Sandra Bernhard is a gay icon. From her days as ‘Nancy’ in Roseanne to her cabaret, burlesque, social commentary and rock ‘n’ roll’ shows, her friendship with Madonna, her controversy… we could identify with her and she made us laugh. Now she brings her cult show ‘Without You I Am Nothing’ back to the UK and we sent Simon Savidge to catch up with her.
You’re bringing ‘Without You I Am Nothing’ back for an anniversary show, I wondered what made you want to bring that specific show back as it wasn’t your first show….
It was genuinely by demand from my fans. I guess when you do something that is, for some people, a kind of cultural signpost they want you to do it again. I am not the kind of performer who generally, in the course of a new show, pulls out old material so I hadn’t done any of it since. The fact it falls on its 20th anniversary seems quite special too.
Is it nerve-racking bringing it back after the success it had, it was a seminal piece?
Nerve-racking … erm not so much… though I do get nervous before every show, which people don’t tend to think I would, but really I do. I have added a few bits and changed the sounds of some of the song to make them slightly more up to date but really the whole thing hadn’t aged. I have… the show hasn’t, which is quite unfair (laughs).
Was it quite nostalgic?
Definitely. As the show was pieces from my life… things I have been through and experienced. It was nice to return to what felt like a friend I hadn’t seen for a long time and catching up.
It does seem a nostalgic time with people looking back at the eighties in real fondness. If Roseanne was to come back would you do it?
Oh sure without a thought. I don’t think it would come back, not because we wouldn’t all do it, I am sure we would. I don’t think it would happen because networks need to have control and won’t let artists like Roseanne be the boss anymore, which is sad. There seem to be less true stars on TV now.
Is it exciting to be back in the UK?
You know any excuse to come to the UK and I am excited (laughs) it sounds really false when people say “I love the UK” but I honestly do. I love London and I get inspired by Europe in general. I cant wait to see my gay audience… without you I am nothing (laughs). That was quite dramatic wasn’t it?
You have a huge gay fanbase…
I should hope so. I think I speak out which helps. I am not afraid to say what I think, I get irony and I am open to everyone. I guess I am quite campy and can be quite emotional and over the top and people like that.
You write, you sing, you act and perform, if you had to choose one of those which would it be?
Oh my god! That would be impossible. I don’t think I could choose. I think all of them really interlink. I started performing and making people laugh when I was about five, from then so I see it as a gift. I love the fact strangers want me to make them laugh. You know, even when I am buying a sandwich and I love that and will always try and make folk laugh. I like to oblige my public (laughs) if I can make you laugh… I’m there.

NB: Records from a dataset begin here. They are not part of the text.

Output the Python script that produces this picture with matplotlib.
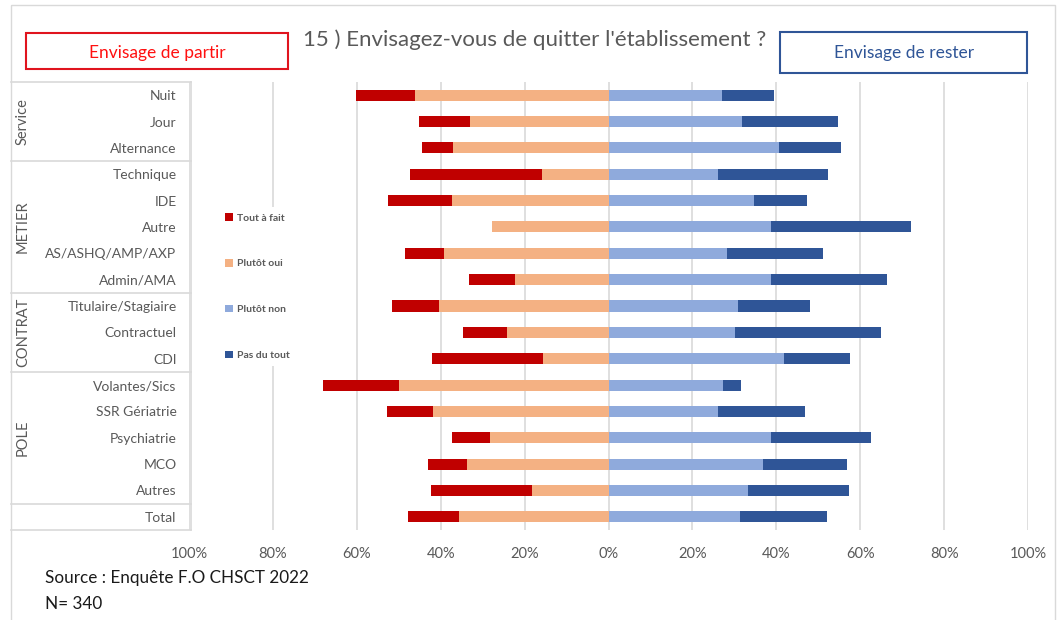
import matplotlib
matplotlib.use("Agg")
import matplotlib.pyplot as plt
import matplotlib.transforms as mtransforms
from matplotlib.patches import Rectangle
import numpy as np

plt.rcParams['font.family'] = ['Liberation Sans Narrow', 'Lato', 'DejaVu Sans']

categories = ["Nuit", "Jour", "Alternance",
              "Technique", "IDE", "Autre", "AS/ASHQ/AMP/AXP", "Admin/AMA",
              "Titulaire/Stagiaire", "Contractuel", "CDI",
              "Volantes/Sics", "SSR Gériatrie", "Psychiatrie", "MCO", "Autres",
              "Total"]
groups = ["Service", "METIER", "CONTRAT", "POLE", ""]
group_sizes = [3, 5, 3, 5, 1]

tout_a_fait = [14.1, 12.2, 7.5, 31.5, 15.2, 0.0, 9.4, 11.1,
               11.3, 10.6, 26.3, 18.2, 11.1, 8.9, 9.2, 24.2, 12.2]
plutot_oui = [46.1, 32.9, 37.0, 15.8, 37.4, 27.8, 39.1, 22.2,
              40.4, 24.2, 15.7, 49.9, 41.8, 28.3, 33.8, 18.2, 35.7]
plutot_non = [27.1, 31.9, 40.7, 26.2, 34.7, 38.7, 28.2, 38.7,
              30.8, 30.1, 41.8, 27.2, 26.0, 38.7, 36.9, 33.2, 31.4]
pas_du_tout = [12.4, 22.7, 14.7, 26.2, 12.5, 33.3, 23.0, 27.8,
               17.3, 34.8, 15.8, 4.4, 20.9, 23.8, 19.9, 24.1, 20.6]

ticks = [-100, -80, -60, -40, -20, 0, 20, 40, 60, 80, 100]

W, H = 1064, 620
fig = plt.figure(figsize=(W / 100, H / 100), dpi=100)

# background layer in pixel coordinates (frame, title, boxes, source)
bg = fig.add_axes([0, 0, 1, 1], zorder=0)
bg.set_xlim(0, W)
bg.set_ylim(H, 0)
bg.axis("off")

gray = "#595959"
bg.add_patch(Rectangle((10.7, 4.7), 1044.3, 640, fill=False, ec="#D9D9D9", lw=1))
bg.text(535, 40, "15 ) Envisagez-vous de quitter l'établissement ?", ha="center",
        va="center", fontsize=16, color=gray)
bg.add_patch(Rectangle((25.7, 33.3), 262.3, 36, fill=False, ec="#E0141E", lw=1.5))
bg.text(157, 53, "Envisage de partir", ha="center", va="center", fontsize=12.5,
        color="#FF1010")
bg.add_patch(Rectangle((780, 31.7), 247.3, 41, fill=False, ec="#2F5597", lw=1.5))
bg.text(904, 53, "Envisage de rester", ha="center", va="center", fontsize=12.5,
        color="#2F5597")
bg.text(45, 578, "Source : Enquête F.O CHSCT 2022", ha="left", va="center",
        fontsize=12.3, color="#1a1a1a")
bg.text(45, 604, "N= 340", ha="left", va="center", fontsize=12.3, color="#1a1a1a")

# main chart
ax = fig.add_axes([189 / W, 90 / H, 839 / W, 448 / H], zorder=1)
ax.patch.set_alpha(0)
y = np.arange(len(categories))
oui = -np.array(plutot_oui)
tout = -np.array(tout_a_fait)

b1 = ax.barh(y, tout, left=oui, height=0.42, color="#C00000", label="Tout à fait", zorder=3)
b2 = ax.barh(y, oui, height=0.42, color="#F4B183", label="Plutôt oui", zorder=3)
b3 = ax.barh(y, plutot_non, height=0.42, color="#8FAADC", label="Plutôt non", zorder=3)
b4 = ax.barh(y, pas_du_tout, left=plutot_non, height=0.42, color="#2F5597",
             label="Pas du tout", zorder=3)

ax.set_xlim(-100, 100)
ax.set_ylim(len(categories) - 0.5, -0.5)
ax.set_xticks(ticks)
ax.set_xticklabels([f"{abs(t)}%" for t in ticks])
ax.xaxis.grid(True, color="#D9D9D9", lw=1.2, zorder=0)
ax.set_axisbelow(True)
for s in ax.spines.values():
    s.set_visible(False)
ax.tick_params(axis="x", length=0, pad=12.5, labelsize=10.5, labelcolor=gray)
ax.set_yticks(y)
ax.set_yticklabels(categories)
ax.tick_params(axis="y", length=0, pad=9, labelsize=10, labelcolor=gray)

# left table with group labels
tr = mtransforms.blended_transform_factory(bg.transData, ax.transData)
x0, x1 = 11, 190.5
start = -0.5
ax.plot([x0, x1], [start, start], transform=tr, color="#D9D9D9", lw=1.2, clip_on=False)
for g, n in zip(groups, group_sizes):
    end = start + n
    ax.plot([x0, x1], [end, end], transform=tr, color="#D9D9D9", lw=1.2, clip_on=False)
    if g:
        ax.text(23, (start + end) / 2, g, transform=tr, rotation=90, ha="center",
                va="center", fontsize=10.5, color=gray)
    start = end
ax.plot([x1, x1], [-0.5, len(categories) - 0.5], transform=tr, color="#D9D9D9",
        lw=1.2, clip_on=False)

leg = ax.legend(handles=[b1, b2, b3, b4], loc="upper left",
                bbox_to_anchor=(214 / W, (H - 202) / H), bbox_transform=fig.transFigure,
                frameon=True, facecolor="white", edgecolor="none", framealpha=1,
                fontsize=7.5, labelspacing=3.5, handlelength=0.7, handleheight=0.7,
                handletextpad=0.4, borderpad=0.6)
for t in leg.get_texts():
    t.set_color(gray)
    t.set_fontweight("bold")

fig.savefig("out.png", dpi=100)
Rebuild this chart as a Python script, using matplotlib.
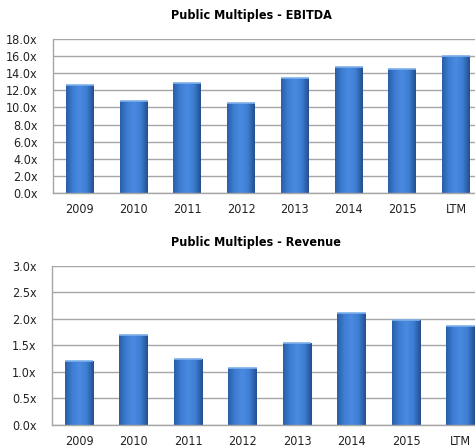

You have always been quite tough on ‘fame’ in your shows but what are the perks of it… after all you are famous?
You know I look back on the shows where I would slate fame and think ‘but at least back then people had gotten where they were with talent… or some talent’. I want people to do it the old school way like Pink… she has worked so, so hard and is genuinely talented… that’s how it should be. Sadly, now anyone can be famous for the most banal reasons and everyone can have their fifteen minutes of fame, which sometimes is fifteen minutes too long (laughs) but now it’s about hype not longevity. My favourite thing about fame is genuinely meeting people, the other side is being quite political… I can say things that get the right causes noticed, that’s great.
We mentioned Roseanne earlier, do you ever get annoyed by people asking that, like I did, or asking about your friendship with Madonna?
That’s a very clever way of asking me isn’t it (laughs)… I love you gays. I don’t mind as much about Roseanne because she employed me and because it was an amazing show. Also, I am still very good friends with her so, in that way, it’s a relevant subject and relationship. I guess the thing that bothers me about Madonna is ultimately it was a period in time and I don’t get why people find it so fascinating so many years later. I find that more interesting than talking about her. There is no light I can really shed on her.
I think people are just fascinated as to who she really is and the whirlwind that she creates in a way…
Yeah I know… but I think they should look at how few friendships she keeps in her life and see that (laughs) that’s not actually something to aspire to. I am so lucky with the friends that I have. I do have some ‘celebrity’ friends but I also have friends who are real people… you know we could become great friends. I try and have friends who keep me grounded, she doesn’t do that and I find that quite sad and weird.
Does it ever annoy you that you are labelled ‘controversial’?
Honey when they stop saying that, that is when I am gonna get irritated (laughs). I think being truly controversial, not any of this superficial way just for the sake of it or for selling yourself, is really important. If I am not doing that… I am not doing my job properly.